The insistence of those who claimed that there was no proof of any bond is premised on strange and unprocedural process of hoping to access confidential information from the banks and those authorized by our laws. In terms of the law that governs commercial transactions there is an obligation on the part of transacting parties to protect private and confidential information.
It is ethical practice that a holder of public office, in terms of South African legislation, has to make declarations in Parliament. These can be made in two categories one of which is confidential declarations. That some journalist do not have this understanding begs the question of their understanding of the operations of public entities and those who serve in them.
We also find it disingenuous and politically pathetic that our opposition in Parliament could even ask the Speaker of Parliament to investigate the matter outside the established norms and practices of parliament, purely based on deliberately misleading reporting by our media.
The continued in-factual reporting does not only prejudice the investigation on the matter of eNkandla, it also smacks of an undue attempt to influence the ANC conference due next month. The ANC calls for prudence, respect for the person of President Zuma and truthful reporting by our media lest they be used in partisan politics championed and engineered by the opposition.
The opposition in Parliament are themselves subjected to rules that govern members' declarations. For them to ask the Speaker to investigate the matter he has no jurisdiction over is abuse of the Office of the Speaker and Parliament.
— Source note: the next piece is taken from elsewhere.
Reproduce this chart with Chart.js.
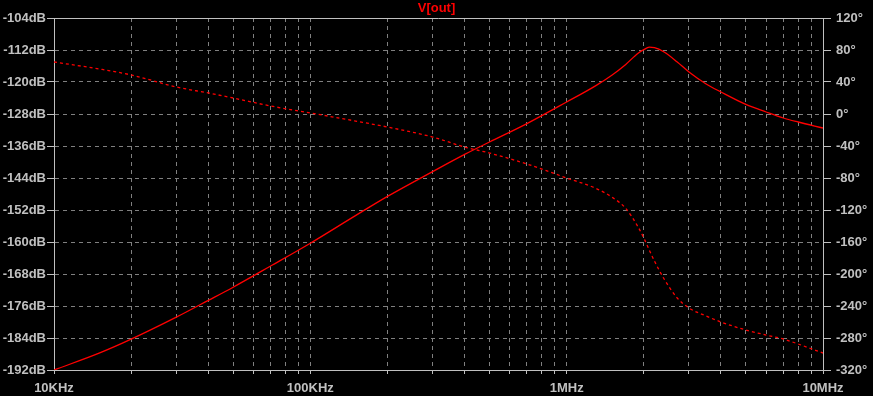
<!DOCTYPE html>
<html>
<head>
<meta charset="utf-8">
<script src="https://cdn.jsdelivr.net/npm/chart.js@4"></script>
<style>
  html, body { margin: 0; padding: 0; background: #000; }
  #wrap { width: 873px; height: 396px; }
</style>
</head>
<body>
<div id="wrap"><canvas id="bode"></canvas></div>
<script>
// Frequency points (Hz)
const freqs = [1e4, 1.5e4, 2e4, 3e4, 4e4, 5e4, 7e4, 1e5, 1.5e5, 2e5, 3e5, 4e5, 5e5, 7e5,
    1e6, 1.3e6, 1.5e6, 1.7e6, 1.9e6, 2e6, 2.1e6, 2.2e6, 2.4e6, 2.7e6, 3e6, 3.5e6, 4e6,
    5e6, 6e6, 7e6, 8e6, 1e7];

// Magnitude of V(out) in dB (solid line, left axis)
const magDb = [-192, -187.8, -184.3, -178.8, -174.6, -171.3, -166, -160.3, -153.4, -148.6,
    -142.4, -138.1, -135, -130.4, -125, -120.9, -118.3, -115.6, -112.8, -111.9, -111.3,
    -111.4, -112.5, -115, -117.5, -120.5, -122.5, -125.6, -127.5, -129, -130, -131.5];

// Phase of V(out) in degrees (dashed line, right axis)
const phaseDeg = [65, 56.3, 48.8, 33.8, 26.3, 20, 10, 1.3, -8.8, -16.3, -28.8, -41.3, -48.8,
    -62.5, -80, -93, -103.8, -118, -141.3, -155, -170, -183.8, -206.3, -230, -242.5,
    -252.5, -260, -270, -276.3, -281.3, -287.5, -298.8];

// Axis labels
const decades = [1e4, 1e5, 1e6, 1e7];
const decadeLabels = ['10KHz', '100KHz', '1MHz', '10MHz'];
const dbRange = [-192, -104];
const degRange = [-320, 120];

const GRID = '#808080';
const AXIS = '#c0c0c0';
const RED = '#ff0000';

Chart.defaults.font.family = '"Liberation Sans", Arial, sans-serif';
Chart.defaults.font.size = 13;
Chart.defaults.font.weight = 'bold';
Chart.defaults.color = AXIS;

// Log grid: 1..9 x each decade
const xTicks = [];
for (let d = 0; d < decades.length - 1; d++) {
    for (let m = 1; m < 10; m++) xTicks.push(decades[d] * m);
}
xTicks.push(decades[decades.length - 1]);

// top edge of the plot frame
const frame = {
    id: 'frame',
    beforeDatasetsDraw(chart) {
        const { ctx, chartArea: a } = chart;
        ctx.save();
        ctx.strokeStyle = AXIS;
        ctx.lineWidth = 1;
        ctx.beginPath();
        ctx.moveTo(a.left, a.top + 0.5);
        ctx.lineTo(a.right, a.top + 0.5);
        ctx.stroke();
        ctx.restore();
    }
};

new Chart(document.getElementById('bode'), {
    type: 'line',
    data: {
        datasets: [{
            label: 'V(out) magnitude',
            data: freqs.map((f, i) => ({ x: f, y: magDb[i] })),
            yAxisID: 'y',
            borderColor: RED,
            borderWidth: 1.3,
            pointRadius: 0,
            cubicInterpolationMode: 'monotone'
        }, {
            label: 'V(out) phase',
            data: freqs.map((f, i) => ({ x: f, y: phaseDeg[i] })),
            yAxisID: 'y1',
            borderColor: RED,
            borderWidth: 1.3,
            borderDash: [3, 3],
            pointRadius: 0,
            cubicInterpolationMode: 'monotone'
        }]
    },
    options: {
        responsive: true,
        maintainAspectRatio: false,
        animation: false,
        layout: { padding: 0 },
        plugins: {
            legend: { display: false },
            tooltip: { enabled: false },
            title: {
                display: true,
                text: 'V[out]',
                color: RED,
                font: { size: 13, weight: 'bold', lineHeight: 1.2 },
                padding: { top: 1, bottom: 1.4 }
            }
        },
        scales: {
            x: {
                type: 'logarithmic',
                min: decades[0],
                max: decades[decades.length - 1],
                afterBuildTicks: (scale) => { scale.ticks = xTicks.map(v => ({ value: v })); },
                afterFit: (scale) => { scale.height = 26; },
                ticks: {
                    autoSkip: false,
                    maxRotation: 0,
                    padding: 7,
                    color: AXIS,
                    callback: (v) => {
                        const i = decades.indexOf(v);
                        return i >= 0 ? decadeLabels[i] : '';
                    }
                },
                grid: { color: GRID, tickColor: AXIS, tickLength: 4, tickBorderDash: [] },
                border: { color: AXIS, dash: [4, 4] }
            },
            y: {
                position: 'left',
                min: dbRange[0],
                max: dbRange[1],
                afterFit: (scale) => { scale.width = 54; },
                ticks: { stepSize: 8, padding: 1, color: AXIS, callback: v => v + 'dB' },
                grid: { color: GRID, tickColor: AXIS, tickLength: 7, tickBorderDash: [] },
                border: { color: AXIS, dash: [4, 4] }
            },
            y1: {
                position: 'right',
                min: degRange[0],
                max: degRange[1],
                afterFit: (scale) => { scale.width = 50; },
                ticks: { stepSize: 40, padding: 5, color: AXIS, callback: v => v + '°' },
                grid: { drawOnChartArea: false, tickColor: AXIS, tickLength: 8 },
                border: { color: AXIS }
            }
        }
    },
    plugins: [frame]
});
</script>
</body>
</html>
It is evident that the opposition has run out of genuine issues and resort to clutching at straws. In relation to the investigation on the security features added to his residence by virtue of being the President of the Republic of South Africa, we reiterate our stance of welcoming the investigation.
We also want to reiterate that the person of President Jacob Zuma is neither the political nor Accounting Officer of any of the agencies or government departments involved in the decision making with regards to the installation of necessary security features. It is against this backdrop that we find it debilitating and disgusting that the opposition in Parliament and a number of publications and commentators seem to finger the President to be in the wrong on this matter without any factual basis.
We can only conclude that the noises on this issue are also meant to influence decisions at the ANC's National Conference just as the "vote of no confidence" in Parliament sought to achieve the same. We want to state categorically and caution the media in general and opposition parties that ANC members, particularly delegates to the conference can never be dictated to by any outside sources including the media when it comes to ANC internal democracy.